Day 3: Building a Mandala to Celebrate the Self
When I was eleven-years-old, my family moved to a small, southern Alberta town about a two-hour drive north from Calgary. My mother was remarrying her third husband, a man we had only met a handful of times. Her first husband, my father, had abandoned us on the commune once the exodus began. My mother, devastated by his departure, abandoned us too in retaliation. She met her second husband during her travels, but that marriage was cut short by a game of Russian roulette. My mother swore she would never remarry again, but the vow gave way to the promise of stability during a time in our life when we were the most unstable. Despite the circumstances, he was a jovial person. While anyone would have been better than the bruisers and coke pushers she was notorious for finding, he was kind to her and to us. That was enough for me.
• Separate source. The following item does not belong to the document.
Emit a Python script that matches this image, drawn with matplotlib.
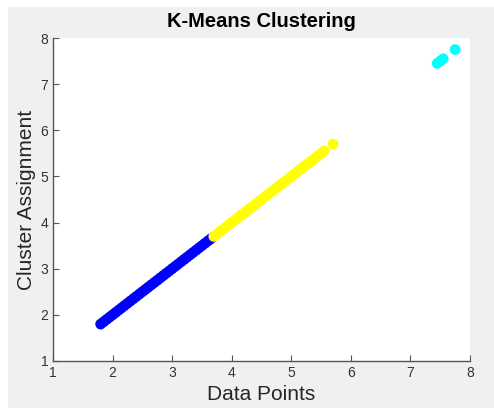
#### Workspace setup ####
import matplotlib
matplotlib.use('Agg')
import matplotlib.pyplot as plt
from matplotlib.patches import Rectangle

plt.rcParams['font.family'] = ['Liberation Sans', 'DejaVu Sans']

#### Data (points lie on the diagonal) ####
# cluster 1 (blue)
blue_pts = [1.80, 1.85, 1.90, 1.95, 2.00, 2.05, 2.10, 2.15, 2.20, 2.25,
            2.30, 2.35, 2.40, 2.45, 2.50, 2.55, 2.60, 2.65, 2.70, 2.75,
            2.80, 2.85, 2.90, 2.95, 3.00, 3.05, 3.10, 3.15, 3.20, 3.25,
            3.30, 3.35, 3.40, 3.45, 3.50, 3.55, 3.60, 3.65]
# cluster 2 (yellow)
yellow_pts = [3.70, 3.75, 3.80, 3.85, 3.90, 3.95, 4.00, 4.05, 4.10, 4.15,
              4.20, 4.25, 4.30, 4.35, 4.40, 4.45, 4.50, 4.55, 4.60, 4.65,
              4.70, 4.75, 4.80, 4.85, 4.90, 4.95, 5.00, 5.05, 5.10, 5.15,
              5.20, 5.25, 5.30, 5.35, 5.40, 5.45, 5.50, 5.55, 5.70]
# cluster 3 (cyan)
cyan_pts = [7.45, 7.50, 7.55, 7.75]

ticks = [1, 2, 3, 4, 5, 6, 7, 8]

#### Plot ####
fig = plt.figure(figsize=(4.94, 4.08), dpi=100, facecolor='white')
# grey MATLAB-like figure background, leaving a thin white border top/left
fig.patches.append(Rectangle((8 / 494, 0), 1, (408 - 7) / 408,
                             transform=fig.transFigure, facecolor='#f0f0f0',
                             edgecolor='none', zorder=-10))

ax = fig.add_axes([53 / 494, 1 - 361 / 408, (470 - 53) / 494, (361 - 38) / 408])
ax.set_facecolor('white')

ax.scatter(blue_pts, blue_pts, s=60, color='#0000ff', edgecolors='none')
ax.scatter(yellow_pts, yellow_pts, s=60, color='#ffff00', edgecolors='none')
ax.scatter(cyan_pts, cyan_pts, s=60, color='#00ffff', edgecolors='none')

ax.set_xlim(1, 8)
ax.set_ylim(1, 8)
ax.set_xticks(ticks)
ax.set_yticks(ticks)

for side in ['top', 'right']:
    ax.spines[side].set_visible(False)
for side in ['left', 'bottom']:
    ax.spines[side].set_color('#555555')
    ax.spines[side].set_linewidth(1.0)
ax.tick_params(direction='in', length=4, width=0.8, colors='#555555',
               labelcolor='#333333', labelsize=10)

ax.set_title('K-Means Clustering', fontsize=14.5, fontweight='bold', pad=8)
ax.set_xlabel('Data Points', fontsize=15, color='#262626', labelpad=4)
ax.set_ylabel('Cluster Assignment', fontsize=15, color='#262626', labelpad=3)

fig.savefig('out.png', dpi=100, facecolor=fig.get_facecolor())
The new space of stability provided just enough solid ground for my mother to begin falling apart. A steady income meant an uninterrupted access to beer. Soon she climbed her way to the top of the ranks of the misfit society’s queen of the party. Even back then, I could feel her crash coming.
Our home was not a safe one for me. I had no way to protect myself against her drunken rages or the hands of the people she brought in. The only way I knew to adjust to the changes was to change myself. And so, I chose to grow up. I changed my water for coffee, candy for cigarettes, sodas for alcohol. By eleven years-old, I was partying alongside the best of them, never once being asked or guided to explore how I felt on inside. I was too young to consider the consequences of my actions and too heartbroken to learn from them. It was a traumatic cycle that kept me spinning in its reels for years.
When I wasn’t drinking alcohol, I was drinking coffee. It’s rich brown waters nourished a pathway to real connections not frayed by a heavy buzz. Rivers of coffee carved out conversations in the bedrock of my immovable pain with adults in my community who took the time to treat me as a friend, not like a child. It was over coffee that deals were made to secure my lodging and food in trade for my being a nanny or housekeeper. It was coffee that became the true sacred waters of my life.
Today I place fresh coffee on my altar to celebrate all the help in my life that a simple cup of coffee helped to bring.
I celebrate the sharing of a cup.
I celebrate its rich, bitter beans— a perfect analogy to my own life.
I celebrate all the connections made, especially those lost and forgotten to time, for I know they were the softest moments my life had to offer me.
My prayer for today: “May I always remember how a simple act of connectedness can change a life, and may I have the courage to be that person for another when I’m called.”